In Codex Regius, Voluspa 21-25 reads: 

Þat man hon folkvíg 
fyrst í heimi, 
er Gullveigu 
geirum studdu 
ok í höll Hárs 
hana brenndu - 
þrysvar brenndu 
þrysvar borna, 
opt, ósjaldan - 
þó hon enn lifir. 

She that war remembers, 
the first on earth, 
when Gullveig they 
with lances pierced, 
and in the high one´s hall 
her burnt, 
thrice burnt, 
thrice brough her forth, 
oft not seldom; 
yet she still lives. 

Heiði hana hétu 
hvars til húsa kom, 
völu vel spá, 
vitti hon ganda. 
Seið hon kunni, 
seið hon leikin, 
æ var hon angan 
illrar þjóðar.  ("bruðir" in Hauksbok) 

Heidi they called her, 
whithersoe´r she came, 
the well-forseeing Vala: 
wolves she tamed, 
magic arts she knew, 
magic arts practised; 
ever was she the joy 
of evil people ("brides", "women" in Hauksbok). 

Þá gengu regin öll 
á rökstóla, 
ginnheilög goð, 
ok um þat gættusk, 
hvárt skyldu æsir 
afráð gjalda 
eða skyldu goðin öll 
gildi eiga. 

Then went the powers all 
to their judgment-seats, 
the all-holy gods, 
and thereon held council, 
whether the Æsir should 
avenge the crime, 
or all the gods 
receive atonement. 

Fleygði Óðinn 
ok í folk um skaut, 
þat var enn folkvíg 
fyrst í heimi. 
Brotinn var borðveggr 
borgar ása, 
knáttu vanir vígspá 
völlu sporna. 

Broken was the outer wall 
of the Æsir´s burgh. 
The Vanir, forseeing conflict 
tramp oér the plains. 
Odin cast (his spear), 
and mid the people hurled it: 
that was the first 
warfare in the world. 

Here we learn that Heid is identical to Gullveig, who caused the war between the Aesir and the Vanir. This corroborates the information derived from the poem Helgakvida Hundingsbane I above. There a giantess and a valkyrie in Odin’s hall caused all of the Einherjar to fight. She was deceitful and mischievous. She was the father of Fenris wolves.

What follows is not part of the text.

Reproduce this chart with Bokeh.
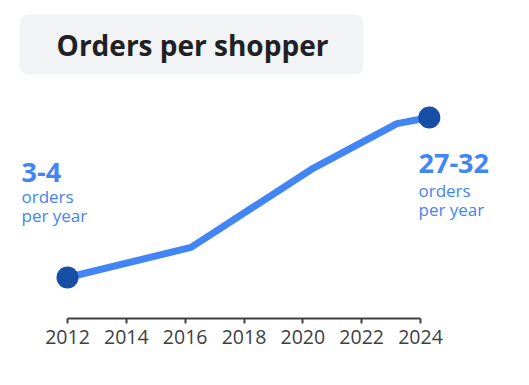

Of interest, it is important to note that in the Hauksbok manuscript, these verses are flanked on either side by the verses about the “old one in the Ironwood” beforehand and the verses about the wolf Garm howling before the Gnipna-cave and the giant herder named Eggthir afterward. I shall return to these verses below.

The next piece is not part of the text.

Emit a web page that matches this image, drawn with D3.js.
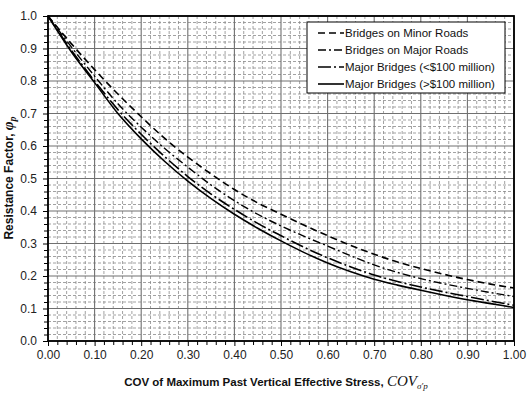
<!DOCTYPE html>
<html><head><meta charset="utf-8">
<script src="https://cdn.jsdelivr.net/npm/d3@7"></script>
<style>html,body{margin:0;padding:0;background:#fff}svg{display:block}</style>
</head><body>
<script>
const cov = [0,0.05,0.10,0.15,0.20,0.25,0.30,0.35,0.40,0.45,0.50,0.55,0.60,0.65,0.70,0.75,0.80,0.85,0.90,0.95,1.00];
const minorRoads = [1.0,0.915,0.835,0.760,0.690,0.624,0.566,0.514,0.466,0.425,0.390,0.356,0.324,0.294,0.267,0.243,0.223,0.205,0.189,0.175,0.163];
const majorRoads = [1.0,0.905,0.815,0.730,0.658,0.593,0.535,0.480,0.432,0.390,0.354,0.322,0.292,0.262,0.234,0.211,0.192,0.176,0.162,0.149,0.137];
const majorLess  = [1.0,0.895,0.800,0.712,0.636,0.568,0.506,0.452,0.405,0.362,0.324,0.288,0.256,0.228,0.203,0.183,0.166,0.151,0.137,0.123,0.110];
const majorMore  = [1.0,0.890,0.795,0.700,0.622,0.553,0.492,0.438,0.390,0.347,0.308,0.272,0.240,0.213,0.190,0.172,0.156,0.141,0.127,0.115,0.103];
const seriesNames = ["Bridges on Minor Roads","Bridges on Major Roads","Major Bridges (<$100 million)","Major Bridges (>$100 million)"];
const xTicks = [0,0.1,0.2,0.3,0.4,0.5,0.6,0.7,0.8,0.9,1.0];
const yTicks = [0,0.1,0.2,0.3,0.4,0.5,0.6,0.7,0.8,0.9,1.0];

const W=531,H=399;
const L=48,R=514,T=16,B=341;
const svg=d3.select("body").append("svg").attr("width",W).attr("height",H);
const x=d3.scaleLinear().domain([0,1]).range([L,R]);
const y=d3.scaleLinear().domain([0,1]).range([B,T]);

const minor=d3.range(0,1.0001,0.02).map(v=>+v.toFixed(2)).filter(v=>Math.abs(v*10-Math.round(v*10))>1e-6);
const g=svg.append("g");
g.selectAll(".vx").data(minor).enter().append("line")
 .attr("x1",d=>x(d)).attr("x2",d=>x(d)).attr("y1",T).attr("y2",B)
 .attr("stroke","#8a8a8a").attr("stroke-width",0.8).attr("stroke-dasharray","3,2");
g.selectAll(".hy").data(minor).enter().append("line")
 .attr("y1",d=>y(d)).attr("y2",d=>y(d)).attr("x1",L).attr("x2",R)
 .attr("stroke","#8a8a8a").attr("stroke-width",0.8).attr("stroke-dasharray","3,2");
g.selectAll(".mx").data(xTicks).enter().append("line")
 .attr("x1",d=>x(d)).attr("x2",d=>x(d)).attr("y1",T).attr("y2",B)
 .attr("stroke","#707070").attr("stroke-width",1.1);
g.selectAll(".my").data(yTicks).enter().append("line")
 .attr("y1",d=>y(d)).attr("y2",d=>y(d)).attr("x1",L).attr("x2",R)
 .attr("stroke","#707070").attr("stroke-width",1.1);

const xAxis=d3.axisBottom(x).tickValues(xTicks).tickFormat(d3.format(".2f")).tickSize(5).tickPadding(4);
const xMinor=d3.axisBottom(x).tickValues(minor).tickFormat("").tickSize(4);
const yAxis=d3.axisLeft(y).tickValues(yTicks).tickFormat(d3.format(".1f")).tickSize(5).tickPadding(6);
const yMinor=d3.axisLeft(y).tickValues(minor).tickFormat("").tickSize(4);
function styleAx(sel){sel.select(".domain").remove();sel.selectAll("line").attr("stroke","#000").attr("stroke-width",1);
 sel.selectAll("text").attr("font-family","Liberation Sans, Arial, sans-serif").attr("font-size",12).attr("fill","#222");}
svg.append("g").attr("transform",`translate(0,${B})`).call(xMinor).call(styleAx);
svg.append("g").attr("transform",`translate(0,${B})`).call(xAxis).call(styleAx);
svg.append("g").attr("transform",`translate(${L},0)`).call(yMinor).call(styleAx);
svg.append("g").attr("transform",`translate(${L},0)`).call(yAxis).call(styleAx);

const data=[
 {name:seriesNames[0],vals:minorRoads,dash:"7,4",w:1.6},
 {name:seriesNames[1],vals:majorRoads,dash:"8,3,2,3",w:1.4},
 {name:seriesNames[2],vals:majorLess,dash:"13,3,2,3",w:1.6},
 {name:seriesNames[3],vals:majorMore,dash:null,w:1.6}
];
const line=d3.line().x((d,i)=>x(cov[i])).y(d=>y(d)).curve(d3.curveMonotoneX);
data.forEach(s=>{
 svg.append("path").datum(s.vals).attr("d",line).attr("fill","none").attr("stroke","#000")
  .attr("stroke-width",s.w).attr("stroke-dasharray",s.dash);
});

svg.append("rect").attr("x",L).attr("y",T).attr("width",R-L).attr("height",B-T)
 .attr("fill","none").attr("stroke","#000").attr("stroke-width",1.8);

const lg=svg.append("g");
lg.append("rect").attr("x",307).attr("y",22).attr("width",198).attr("height",71)
 .attr("fill","#fff").attr("stroke","#000").attr("stroke-width",1);
data.forEach((s,i)=>{
 const yy=33+i*17;
 lg.append("line").attr("x1",318).attr("x2",344).attr("y1",yy).attr("y2",yy)
  .attr("stroke","#000").attr("stroke-width",s.w).attr("stroke-dasharray",s.dash);
 lg.append("text").attr("x",345).attr("y",yy+4).text(s.name)
  .attr("font-family","Liberation Sans, Arial, sans-serif").attr("font-size",11.5).attr("fill","#111");
});

const yt=svg.append("text").attr("transform","translate(13,178) rotate(-90)").attr("text-anchor","middle")
 .attr("font-family","Liberation Sans, Arial, sans-serif").attr("font-size",12).attr("font-weight","bold").attr("fill","#111");
yt.append("tspan").text("Resistance Factor, ");
yt.append("tspan").text("φ").attr("font-family","Liberation Serif, Times New Roman, serif").attr("font-style","italic").attr("font-size",15);
yt.append("tspan").text("p").attr("font-family","Liberation Serif, Times New Roman, serif").attr("font-style","italic").attr("font-size",10).attr("dy",3);

const xt=svg.append("text").attr("x",276).attr("y",386).attr("text-anchor","middle")
 .attr("font-family","Liberation Sans, Arial, sans-serif").attr("font-size",11.5).attr("font-weight","bold").attr("fill","#111");
xt.append("tspan").text("COV of Maximum Past Vertical Effective Stress, ");
xt.append("tspan").text("COV").attr("font-family","Liberation Serif, Times New Roman, serif").attr("font-style","italic").attr("font-weight","normal").attr("font-size",15);
xt.append("tspan").text("σ'p").attr("font-family","Liberation Serif, Times New Roman, serif").attr("font-style","italic").attr("font-weight","normal").attr("font-size",9).attr("dy",3);
</script>
</body></html>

From Hyndluljod 40-41, we learn that Loki bore the Fenris wolf after eating the half-burnt heart of a witch named Angrboda. The heart impregnated him with the Fenirs wolf.

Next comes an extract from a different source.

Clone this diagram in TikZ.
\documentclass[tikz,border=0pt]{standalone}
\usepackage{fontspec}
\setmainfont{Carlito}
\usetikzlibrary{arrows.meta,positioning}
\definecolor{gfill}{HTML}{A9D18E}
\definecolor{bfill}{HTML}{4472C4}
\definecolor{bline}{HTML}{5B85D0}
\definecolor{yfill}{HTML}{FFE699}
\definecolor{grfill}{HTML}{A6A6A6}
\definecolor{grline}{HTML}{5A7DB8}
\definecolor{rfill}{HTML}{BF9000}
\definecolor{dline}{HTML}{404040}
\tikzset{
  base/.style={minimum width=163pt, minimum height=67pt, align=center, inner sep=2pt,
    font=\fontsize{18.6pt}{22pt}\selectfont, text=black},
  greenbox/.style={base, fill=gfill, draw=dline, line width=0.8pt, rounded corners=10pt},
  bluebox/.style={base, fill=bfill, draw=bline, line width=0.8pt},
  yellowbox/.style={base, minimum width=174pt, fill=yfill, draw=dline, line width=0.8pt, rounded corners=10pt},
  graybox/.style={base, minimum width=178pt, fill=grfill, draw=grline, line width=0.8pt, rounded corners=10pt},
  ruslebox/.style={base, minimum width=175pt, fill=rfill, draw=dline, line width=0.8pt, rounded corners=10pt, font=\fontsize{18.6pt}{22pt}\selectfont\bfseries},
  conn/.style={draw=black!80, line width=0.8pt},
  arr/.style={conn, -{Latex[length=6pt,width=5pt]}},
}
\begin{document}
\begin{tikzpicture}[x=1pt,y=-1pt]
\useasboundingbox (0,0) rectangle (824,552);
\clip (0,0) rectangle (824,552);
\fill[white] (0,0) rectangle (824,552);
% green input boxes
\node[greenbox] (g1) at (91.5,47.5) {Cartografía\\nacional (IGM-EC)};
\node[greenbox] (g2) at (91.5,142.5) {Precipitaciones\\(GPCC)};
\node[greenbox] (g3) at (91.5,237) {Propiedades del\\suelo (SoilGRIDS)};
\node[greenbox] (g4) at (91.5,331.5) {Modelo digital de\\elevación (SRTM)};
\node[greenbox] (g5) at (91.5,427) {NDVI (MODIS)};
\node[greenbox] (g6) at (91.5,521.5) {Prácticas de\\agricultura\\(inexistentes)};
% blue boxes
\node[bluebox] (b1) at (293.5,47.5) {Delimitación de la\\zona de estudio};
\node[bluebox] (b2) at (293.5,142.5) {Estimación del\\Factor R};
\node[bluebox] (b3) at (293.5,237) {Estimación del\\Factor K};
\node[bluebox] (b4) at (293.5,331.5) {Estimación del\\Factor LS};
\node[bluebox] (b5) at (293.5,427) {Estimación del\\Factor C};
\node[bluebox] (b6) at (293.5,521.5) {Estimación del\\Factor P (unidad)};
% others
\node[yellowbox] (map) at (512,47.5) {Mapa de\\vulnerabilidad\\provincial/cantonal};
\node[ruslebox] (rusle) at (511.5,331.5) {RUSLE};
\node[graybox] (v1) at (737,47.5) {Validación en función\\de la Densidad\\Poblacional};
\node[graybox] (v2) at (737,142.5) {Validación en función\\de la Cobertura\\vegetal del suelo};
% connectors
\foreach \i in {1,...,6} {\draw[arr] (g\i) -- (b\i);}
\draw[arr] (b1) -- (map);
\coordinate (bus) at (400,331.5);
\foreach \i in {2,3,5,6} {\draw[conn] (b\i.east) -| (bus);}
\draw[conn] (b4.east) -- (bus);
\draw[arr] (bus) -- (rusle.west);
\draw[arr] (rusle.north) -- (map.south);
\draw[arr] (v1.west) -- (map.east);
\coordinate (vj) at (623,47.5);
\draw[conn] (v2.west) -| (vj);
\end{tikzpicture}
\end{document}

Voluspa informs us that the witch, Hrimnir’s daughter, is burnt and revived three times. Snorri informs us that Loki and Angrboda had three children, Fenrir, Jormungand, and “Hel”. Thus we can imagine that Loki found and at the half-burnt heart each time the witch was cremated. In Voluspa, we learn that the Aesir burnt a witch named Gullveig-Heid in Odin’s hall. The Vanir objected to her treatment and when the Aesir refused to make compensation, a war broke out between them.  We are not told why the Vanir objected to the burning.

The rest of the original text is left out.